The school board is leery of placing students in modular classrooms.
BY JORDAN COHEN
VIENNA — Closing Neal Middle School for the next school year could save the Mathews School District more than $814,000, which includes the elimination of up to nine jobs, according to estimates released Monday by Superintendent Lee Seiple.
The superintendent released the figures during a work session of the board of education. The board had delayed action on closing the school because members expressed reluctance about moving seventh- and eighth-graders into modular classrooms. Neal’s sixth-graders would be transferred to Baker Elementary School.
Seiple told the board that the district’s declining student numbers leaves very few options. “A drop in enrollment is the real reason we are here tonight,” Seiple said.
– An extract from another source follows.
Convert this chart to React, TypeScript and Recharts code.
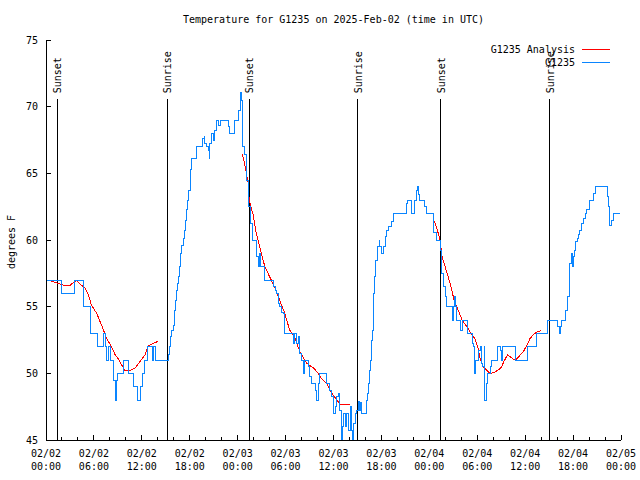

The district has approximately 825 students, far below its high of more than 1,900 nearly 30 years ago.
The eliminated positions could include two teachers, a guidance counselor, cafeteria and custodial workers and a secretary. “The potential savings depends on the configurations,” Seiple said referring to the use and location of modular structures.
Seiple’s estimates included more than $330,000 in repairs or replacements for the school’s boiler, septic system and roof. A recent county inspection, however, indicated no problems with Neal’s septic system — a surprise to the superintendent.
“That’s not consistent with what we’ve been getting,” Seiple said, adding that previous inspections have found problems with the system.
The superintendent said the district could expect to pay between $35,000 and $49,000 for previously used modular trailers which could be placed adjacent to either the high school or one of the district’s elementary buildings.
Board members, however, wondered whether the high school could accommodate the seventh- and eighth-graders — a request that did not sit well with Louis DeMarco, the high school principal.
“There’s no room for them,” DeMarco said. “That’s like putting 10 pounds of sausage into a 5-pound casing.”
“I just want to be able to rule the option out before spending [thousands] on modular,” said Kenneth Wallace, board president. One option that caught the interest of several board members is placing only limited-use classes such as band or choir in the modular units with the remaining classes housed in the high school.
Seiple and DeMarco said the biggest problem is scheduling, which normally takes months to complete. The superintendent said he and his administrators “will work night and day” to see if the high school option is feasible. The board’s next regular meeting is March 23.